Sayama is part of Class 2-B. He always wears a mask, beginning to do so after making his crush Kobayashi cry in elementary school. Sayama is a loner, though he later begins talking to his classmates. He enjoys playing video games and reading manga. Sayama gets bad grades, though they improve with Saikawa's help. Yoshida forces him to join the senior trip committee. He also gives her campaign speech when she runs for student council president. Sayama is dating Saikawa. He lives with his mother and older sister, Chie. Sayama has a beauty mark near his mouth.

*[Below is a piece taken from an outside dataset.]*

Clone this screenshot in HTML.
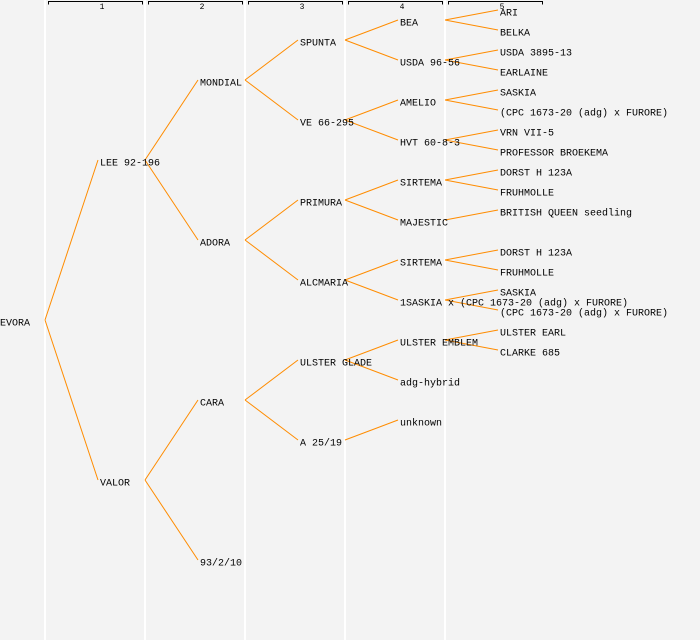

- Teru Tsuruga (敦賀 テル, Tsuruga Teru)
Tsuruga is from Class 2-D, and is infamous for stealing other people's girlfriends. However, this stemmed from a misunderstanding with a friend whose girlfriend was interested in Tsuruga, who then decides to live up to the rumors. He has a crush on Sayama.
- Riko Yoshida (吉田 莉子, Yoshida Riko)
Yoshida is the class representative for Class 2-A. She is later elected student council president. She is Saikawa's ex-girlfriend, and works part-time at a cafe with him. After she is elected president, she cuts her hair short.

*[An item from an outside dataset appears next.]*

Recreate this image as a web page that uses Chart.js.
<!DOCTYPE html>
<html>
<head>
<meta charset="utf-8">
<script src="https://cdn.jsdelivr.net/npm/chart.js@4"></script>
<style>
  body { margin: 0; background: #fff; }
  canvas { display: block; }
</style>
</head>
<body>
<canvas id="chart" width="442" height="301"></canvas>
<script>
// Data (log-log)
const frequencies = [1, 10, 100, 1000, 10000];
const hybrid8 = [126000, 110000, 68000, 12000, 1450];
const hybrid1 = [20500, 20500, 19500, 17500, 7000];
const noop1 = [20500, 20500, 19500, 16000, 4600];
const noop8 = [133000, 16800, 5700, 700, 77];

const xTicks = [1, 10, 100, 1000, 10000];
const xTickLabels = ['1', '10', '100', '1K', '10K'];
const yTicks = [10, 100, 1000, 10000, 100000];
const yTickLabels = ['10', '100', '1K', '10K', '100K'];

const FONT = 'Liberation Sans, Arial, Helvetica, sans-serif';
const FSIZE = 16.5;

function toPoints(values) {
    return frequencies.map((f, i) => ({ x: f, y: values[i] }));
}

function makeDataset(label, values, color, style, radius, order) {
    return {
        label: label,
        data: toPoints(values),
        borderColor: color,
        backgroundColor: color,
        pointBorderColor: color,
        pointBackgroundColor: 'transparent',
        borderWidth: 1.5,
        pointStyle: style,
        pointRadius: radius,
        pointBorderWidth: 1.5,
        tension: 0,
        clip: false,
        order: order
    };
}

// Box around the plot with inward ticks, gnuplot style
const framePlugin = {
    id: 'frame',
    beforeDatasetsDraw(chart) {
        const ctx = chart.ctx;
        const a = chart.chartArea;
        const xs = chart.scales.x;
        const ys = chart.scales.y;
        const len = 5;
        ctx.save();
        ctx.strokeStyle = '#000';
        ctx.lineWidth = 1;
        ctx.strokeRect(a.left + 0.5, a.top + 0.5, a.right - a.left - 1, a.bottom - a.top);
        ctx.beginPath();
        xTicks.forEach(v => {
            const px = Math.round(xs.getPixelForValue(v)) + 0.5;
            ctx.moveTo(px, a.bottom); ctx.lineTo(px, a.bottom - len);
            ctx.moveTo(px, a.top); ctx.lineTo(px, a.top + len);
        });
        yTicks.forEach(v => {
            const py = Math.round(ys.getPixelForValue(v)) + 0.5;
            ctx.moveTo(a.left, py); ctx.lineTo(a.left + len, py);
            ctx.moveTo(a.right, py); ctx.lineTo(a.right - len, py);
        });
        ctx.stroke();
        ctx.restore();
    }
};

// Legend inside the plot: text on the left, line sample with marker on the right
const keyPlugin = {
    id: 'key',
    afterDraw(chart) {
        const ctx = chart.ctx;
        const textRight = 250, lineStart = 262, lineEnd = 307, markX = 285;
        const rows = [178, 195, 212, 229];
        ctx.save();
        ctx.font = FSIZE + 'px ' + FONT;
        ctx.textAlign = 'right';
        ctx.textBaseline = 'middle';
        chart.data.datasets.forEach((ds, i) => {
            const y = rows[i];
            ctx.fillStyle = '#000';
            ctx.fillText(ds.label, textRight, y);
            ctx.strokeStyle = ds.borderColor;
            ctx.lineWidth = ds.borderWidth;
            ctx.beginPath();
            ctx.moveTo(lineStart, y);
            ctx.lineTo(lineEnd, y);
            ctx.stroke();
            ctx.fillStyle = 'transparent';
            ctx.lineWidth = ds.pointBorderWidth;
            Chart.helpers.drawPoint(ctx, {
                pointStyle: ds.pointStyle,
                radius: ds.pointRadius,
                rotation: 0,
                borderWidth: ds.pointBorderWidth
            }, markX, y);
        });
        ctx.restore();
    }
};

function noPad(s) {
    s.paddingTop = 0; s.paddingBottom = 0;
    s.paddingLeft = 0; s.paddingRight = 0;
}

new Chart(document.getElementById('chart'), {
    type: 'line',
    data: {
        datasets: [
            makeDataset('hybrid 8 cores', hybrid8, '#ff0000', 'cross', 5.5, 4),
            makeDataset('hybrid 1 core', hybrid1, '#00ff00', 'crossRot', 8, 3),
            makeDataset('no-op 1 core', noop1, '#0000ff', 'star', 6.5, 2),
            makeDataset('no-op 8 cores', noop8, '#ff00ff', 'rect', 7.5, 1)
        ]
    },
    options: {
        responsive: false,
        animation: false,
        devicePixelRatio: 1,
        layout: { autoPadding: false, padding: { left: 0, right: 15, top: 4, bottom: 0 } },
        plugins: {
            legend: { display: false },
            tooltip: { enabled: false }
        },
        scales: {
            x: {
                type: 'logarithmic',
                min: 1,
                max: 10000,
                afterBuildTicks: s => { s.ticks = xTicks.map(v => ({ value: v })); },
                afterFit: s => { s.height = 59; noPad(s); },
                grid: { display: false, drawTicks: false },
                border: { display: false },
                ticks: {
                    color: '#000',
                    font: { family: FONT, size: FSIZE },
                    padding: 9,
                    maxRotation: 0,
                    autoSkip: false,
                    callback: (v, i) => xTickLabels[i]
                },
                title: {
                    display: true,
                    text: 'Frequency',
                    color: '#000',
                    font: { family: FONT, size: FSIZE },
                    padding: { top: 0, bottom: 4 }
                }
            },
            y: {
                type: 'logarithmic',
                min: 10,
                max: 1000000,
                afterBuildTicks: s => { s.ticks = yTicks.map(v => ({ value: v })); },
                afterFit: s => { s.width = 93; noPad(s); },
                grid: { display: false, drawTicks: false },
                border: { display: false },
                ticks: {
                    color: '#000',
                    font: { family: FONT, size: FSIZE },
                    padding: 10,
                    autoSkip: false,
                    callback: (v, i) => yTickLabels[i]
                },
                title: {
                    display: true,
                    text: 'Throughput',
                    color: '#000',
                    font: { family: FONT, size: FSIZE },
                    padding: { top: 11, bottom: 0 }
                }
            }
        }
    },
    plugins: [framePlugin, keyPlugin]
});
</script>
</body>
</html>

- Sayaka Kobayashi (小林 清香, Kobayashi Sayaka)
Kobayashi is a transfer student from Class 2-C. She is their representative for the senior trip committee. She was classmates with Sayama in elementary school.

==Media==
===Manga===

| No. | Original release date | Original ISBN | North American release date | North American ISBN |
|---|---|---|---|---|
| 1 | April 20, 2020 | 978-4-79-974735-3 | April 5, 2022 | 978-1-64-711050-5 |
| 2 | March 18, 2021 | 978-4-79-975159-6 | September 27, 2022 | — |
| 3 | April 20, 2022 | 978-4-79-975677-5 | February 28, 2023 | — |
| 4 | October 20, 2023 | 978-4-79-976282-0 | June 18, 2024 | — |

===Anime===
An original animation DVD produced by Blue Lynx and animated by Studio Fusion was bundled with the limited edition of the manga's fourth volume on October 20, 2023.